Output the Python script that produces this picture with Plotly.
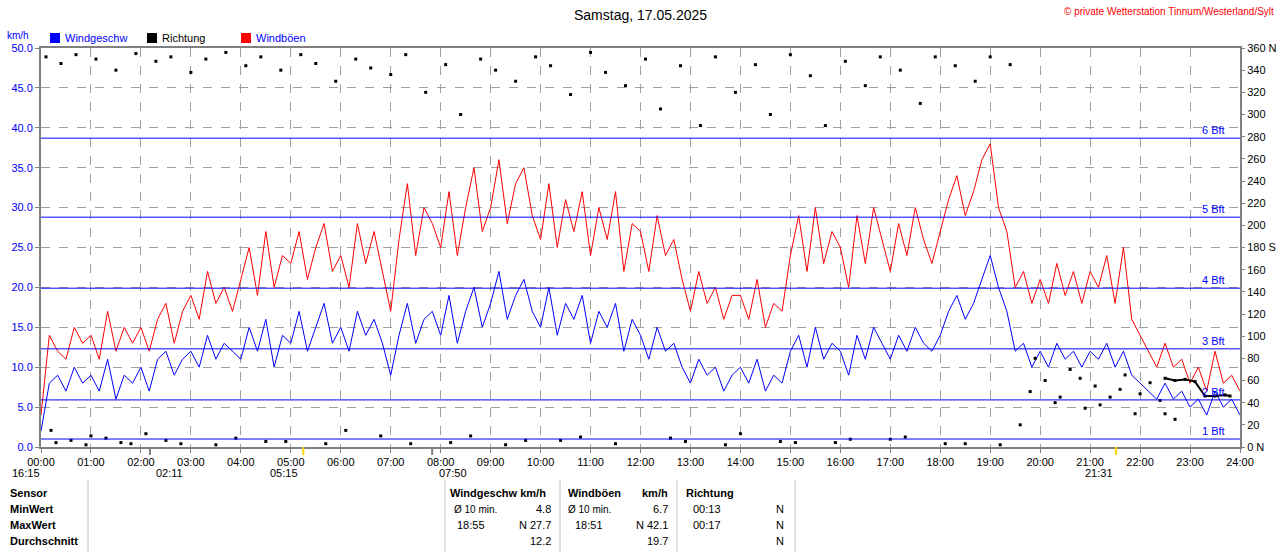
import plotly.graph_objects as go

speed = [2,8,9,7,10,8, 9,7,11,6,9,8, 10,7,11,12,9,11, 12,10,14,11,13,12,
         11,15,12,16,10,14, 13,17,12,15,18,13, 15,12,17,14,16,13, 9,14,18,13,16,17,
         14,19,13,17,20,15, 18,22,16,19,21,17, 15,20,14,18,16,19, 13,17,15,18,12,16,
         14,11,15,12,13,10, 8,11,9,10,7,9, 10,8,11,7,9,8, 12,14,10,15,11,13,
         12,9,14,11,15,13, 11,14,12,15,13,12, 14,17,19,16,18,21, 24,20,17,12,13,10,
         12,10,13,11,12,10, 12,11,13,10,12,9, 8,7,6,8,6,7, 5,6,4,7,5,6, 4]
gust = [4,14,12,11,15,13, 14,11,17,12,15,13, 15,12,16,18,13,17, 19,16,22,18,20,17,
        21,25,19,27,20,24, 23,27,21,25,28,22, 24,20,28,23,27,22, 17,26,33,24,30,28,
        25,32,24,30,35,27, 30,36,28,33,35,29, 26,33,25,31,27,32, 24,30,26,32,22,28,
        27,22,29,24,26,21, 17,22,18,20,16,19, 19,16,21,15,18,17, 24,29,22,30,23,27,
        25,20,29,23,30,26, 22,28,24,30,26,23, 27,31,34,29,32,36, 38,30,27,20,22,18,
        21,18,23,19,22,18, 22,20,24,18,25,16, 14,12,10,13,10,11, 8,10,7,12,8,9, 7]
times = [i / 6 for i in range(len(speed))]

dir_t = [0.1,0.4,0.7,1.1,1.5,1.9,2.3,2.6,3.0,3.3,3.7,4.1,4.4,4.8,5.2,5.5,5.9,6.3,6.6,7.0,
         7.3,7.7,8.1,8.4,8.8,9.1,9.5,9.9,10.2,10.6,11.0,11.3,11.7,12.1,12.4,12.8,13.2,13.5,13.9,14.3,
         14.6,15.0,15.4,15.7,16.1,16.5,16.8,17.2,17.6,17.9,18.3,18.7,19.0,19.4,
         0.3,0.9,1.3,1.8,2.5,3.5,4.5,5.7,6.8,8.2,9.3,10.4,11.5,12.6,13.7,14.8,15.9,17.0,18.1,19.2,
         0.2,0.6,1.0,1.6,2.1,2.8,3.9,4.9,6.1,7.4,8.6,9.7,10.8,12.9,14.0,15.1,16.2,17.3,18.5,19.6,
         19.8,20.1,20.3,20.6,20.9,21.1,21.4,21.7,21.9,22.2,22.4,22.7,19.9,20.4,20.8,21.2,21.6,22.0,22.5]
dir_v = [352,346,354,350,340,355,348,352,338,350,356,344,352,340,354,346,330,350,342,336,
         354,320,345,300,350,340,330,352,344,318,356,338,326,350,305,344,290,352,320,345,
         300,354,335,290,348,326,352,340,310,352,344,330,352,345,
         4,2,8,3,6,2,5,3,10,4,2,6,3,8,2,5,4,7,3,2,
         15,6,10,4,12,3,8,5,15,3,10,6,9,5,12,4,7,9,3,20,
         50,60,40,70,35,55,45,65,30,58,42,25,80,45,62,38,52,48,30]
line_t = [22.5,22.7,22.9,23.1,23.3,23.5,23.7,23.8]
line_v = [62,60,61,59,46,46,47,46]

yticks = [i * 5 for i in range(11)]
y2ticks = list(range(0, 361, 20))
y2text = ["0 N" if v == 0 else "180 S" if v == 180 else "360 N" if v == 360 else str(v) for v in y2ticks]
xticks = list(range(0, 25))
xtext = ["%02d:00" % h for h in xticks]
bft_v = [1.0, 5.9, 12.3, 19.9, 28.8, 38.7]
bft_lbl = ["1 Bft", "2 Bft", "3 Bft", "4 Bft", "5 Bft", "6 Bft"]

fig = go.Figure()
fig.add_trace(go.Scatter(x=times, y=gust, mode="lines", line=dict(color="#ff0000", width=1), showlegend=False))
fig.add_trace(go.Scatter(x=times, y=speed, mode="lines", line=dict(color="#0000ff", width=1), showlegend=False))
fig.add_trace(go.Scatter(x=dir_t, y=dir_v, mode="markers", marker=dict(color="black", size=3, symbol="square"),
                         yaxis="y2", showlegend=False))
fig.add_trace(go.Scatter(x=line_t, y=line_v, mode="lines+markers", line=dict(color="black", width=2),
                         marker=dict(size=3, color="black", symbol="square"), yaxis="y2", showlegend=False))

L, R, T, B = 41, 40, 48, 105
W, H = 1280, 552
pw, ph = W - L - R, H - T - B
def px(x): return (x - L) / pw
def py(y): return (H - B - y) / ph

shapes = []
for v in bft_v:
    shapes.append(dict(type="line", xref="paper", x0=0, x1=1, yref="y", y0=v, y1=v, line=dict(color="#0000ff", width=1)))
for xv in [88, 445, 560, 677, 795]:
    shapes.append(dict(type="line", xref="paper", yref="paper", x0=px(xv), x1=px(xv), y0=py(480), y1=py(552),
                       line=dict(color="#c0c0c0", width=1)))
for xv in [5.25, 21.52]:
    shapes.append(dict(type="line", xref="x", yref="paper", x0=xv, x1=xv, y0=0, y1=py(455), line=dict(color="#ffd700", width=2)))
for xv in [2.18, 7.83]:
    shapes.append(dict(type="line", xref="x", yref="paper", x0=xv, x1=xv, y0=0, y1=py(455), line=dict(color="#808080", width=2)))
for xv, c in [(50, "#0000ff"), (147, "black"), (241, "red")]:
    shapes.append(dict(type="rect", xref="paper", yref="paper", x0=px(xv), x1=px(xv + 10), y0=py(43), y1=py(33),
                       fillcolor=c, line=dict(width=0)))

ann = []
def t(x, y, s, anchor="left", color="black", size=11, bold=False):
    ann.append(dict(xref="paper", yref="paper", x=px(x), y=py(y), text=("<b>%s</b>" % s) if bold else s,
                    showarrow=False, xanchor=anchor, yanchor="middle", font=dict(color=color, size=size)))
t(640, 15, "Samstag, 17.05.2025", "center", size=14)
t(1276, 11, "© private Wetterstation Tinnum/Westerland/Sylt", "right", "red", 10)
t(5, 35, "km/h", color="#0000ff", size=10)
t(63, 38, "Windgeschw", size=11, color="#0000ff")
t(160, 38, "Richtung")
t(254, 38, "Windböen", color="#0000ff")
for v, s in zip(bft_v, bft_lbl):
    ann.append(dict(xref="paper", yref="y", x=px(1227), y=v, text=s, showarrow=False, xanchor="right",
                    yanchor="bottom", font=dict(color="#0000ff", size=11)))
t(10, 473, "16:15"); t(154, 473, "02:11"); t(268, 473, "05:15"); t(437, 473, "07:50"); t(1083, 473, "21:31")
r1, r2, r3, r4 = 493, 509, 525, 541
t(8, r1, "Sensor", bold=True); t(8, r2, "MinWert", bold=True); t(8, r3, "MaxWert", bold=True); t(8, r4, "Durchschnitt", bold=True)
t(448, r1, "Windgeschw km/h", bold=True); t(566, r1, "Windböen", bold=True); t(670, r1, "km/h", "right", bold=True); t(684, r1, "Richtung", bold=True)
t(452, r2, "Ø 10 min.", size=10); t(553, r2, "4.8", "right"); t(566, r2, "Ø 10 min.", size=10); t(670, r2, "6.7", "right")
t(691, r2, "00:13"); t(786, r2, "N", "right")
t(455, r3, "18:55"); t(553, r3, "N 27.7", "right"); t(573, r3, "18:51"); t(670, r3, "N 42.1", "right")
t(691, r3, "00:17"); t(786, r3, "N", "right")
t(553, r4, "12.2", "right"); t(670, r4, "19.7", "right"); t(786, r4, "N", "right")

fig.update_layout(
    width=W, height=H, margin=dict(l=L, r=R, t=T, b=B, autoexpand=False),
    paper_bgcolor="white", plot_bgcolor="white",
    font=dict(family="Liberation Sans, Arial", size=11, color="black"),
    shapes=shapes, annotations=ann,
    xaxis=dict(range=[0, 24], tickvals=xticks, ticktext=xtext, showgrid=True, gridcolor="#a0a0a0", griddash="dash",
               gridwidth=1, showline=True, linecolor="#808080", linewidth=2, mirror=True, ticks="outside",
               ticklen=4, tickcolor="#808080", zeroline=False, automargin=False),
    yaxis=dict(range=[0, 50], tickvals=yticks, tickformat=".1f", tickfont=dict(color="#0000ff"), showgrid=True,
               gridcolor="#a0a0a0", griddash="dash", showline=True, linecolor="#808080", linewidth=2, mirror=True,
               ticks="outside", ticklen=4, tickcolor="#808080", zeroline=False, automargin=False),
    yaxis2=dict(range=[0, 360], overlaying="y", side="right", tickvals=y2ticks, ticktext=y2text, showgrid=False,
                ticks="outside", ticklen=4, tickcolor="#808080", zeroline=False, automargin=False),
)
fig.write_html("out.html", config={"displayModeBar": False},
               post_script="document.body.style.margin='0';document.body.style.overflow='hidden';")
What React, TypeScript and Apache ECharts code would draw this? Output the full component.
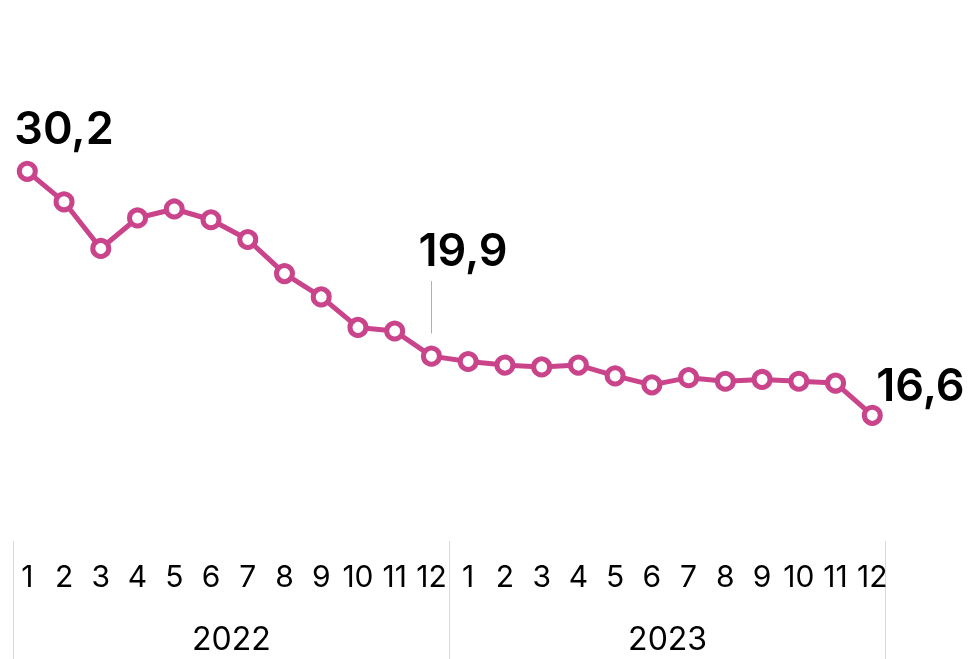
import React, { useEffect, useRef } from "react";
import * as echarts from "echarts";

const months: string[] = ["1","2","3","4","5","6","7","8","9","10","11","12","1","2","3","4","5","6","7","8","9","10","11","12"];
const years: string[] = ["2022", "2023"];
const values: number[] = [
  30.2, 28.5, 25.9, 27.6, 28.1, 27.5, 26.4, 24.5, 23.2, 21.5, 21.3, 19.9,
  19.6, 19.4, 19.3, 19.4, 18.8, 18.3, 18.7, 18.5, 18.6, 18.5, 18.4, 16.6,
];
const leaderLine: number[] = [24.08, 21.16];

const COLOR = "#c9448a";
const FONT = "Inter";

export default function App() {
  const ref = useRef<HTMLDivElement>(null);
  useEffect(() => {
    document.body.style.margin = "0";
    const chart = echarts.init(ref.current!, null, { renderer: "svg" });
    const fmt = (v: number) => v.toFixed(1).replace(".", ",");
    const big = { fontFamily: FONT, fontSize: 45, fontWeight: 600, color: "#000" } as any;
    const data = values.map((v, i) => {
      if (i === 0) {
        return { value: v, label: { show: true, ...big, formatter: fmt(v), position: "top", align: "left", offset: [-13, -6] } };
      }
      if (i === 11) {
        return { value: v, label: { show: true, ...big, formatter: fmt(v), position: "top", align: "left", offset: [-13, -69] } };
      }
      if (i === values.length - 1) {
        return { value: v, label: { show: true, ...big, formatter: fmt(v), position: "top", align: "left", offset: [4, 7] } };
      }
      return v;
    });
    chart.setOption({
      animation: false,
      grid: [
        { left: 27.3, right: 976 - 872.3, top: 139, height: 323 },
        { left: 13.3, width: 872.4, top: 541, height: 118 },
      ],
      xAxis: [
        {
          gridIndex: 0,
          type: "category",
          data: months,
          boundaryGap: false,
          axisLine: { show: false },
          axisTick: { show: false },
          axisLabel: { interval: 0, margin: 99, fontFamily: FONT, fontSize: 30, color: "#000" },
        },
        {
          gridIndex: 1,
          type: "category",
          data: years,
          boundaryGap: true,
          axisLine: { show: false },
          axisTick: { show: false },
          splitLine: { show: true, interval: 0, lineStyle: { color: "#d9d9d9", width: 1 } },
          axisLabel: { inside: true, margin: 5, fontFamily: FONT, fontSize: 32, color: "#000" },
        },
      ],
      yAxis: [
        { gridIndex: 0, type: "value", min: 14, max: 32, show: false },
        { gridIndex: 1, type: "value", min: 0, max: 1, show: false },
      ],
      series: [
        {
          type: "line",
          xAxisIndex: 0,
          yAxisIndex: 0,
          data,
          symbol: "circle",
          symbolSize: 16,
          showAllSymbol: true,
          lineStyle: { color: COLOR, width: 5 },
          itemStyle: { color: "#fff", borderColor: COLOR, borderWidth: 5 },
          emphasis: { disabled: true },
          z: 3,
          markLine: {
            silent: true,
            symbol: "none",
            label: { show: false },
            lineStyle: { color: "#b0b0b0", width: 1, type: "solid" },
            data: [[{ coord: [11, leaderLine[0]] }, { coord: [11, leaderLine[1]] }]],
          },
        },
      ],
    });
    return () => chart.dispose();
  }, []);
  return <div ref={ref} style={{ position: "fixed", left: 0, top: 0, width: 976, height: 659 }} />;
}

┄┄┄┄┄┄┄┄┄┄

**WRITTEN REQUEST:**
Make an exact copy of the lines from the one containing "What React, TypeScript" to the one containing "import * as", keeping both and leaving out every picture.

**TASK OUTPUT:**
What React, TypeScript and Apache ECharts code would draw this? Output the full component.
import React, { useEffect, useRef } from "react";
import * as echarts from "echarts";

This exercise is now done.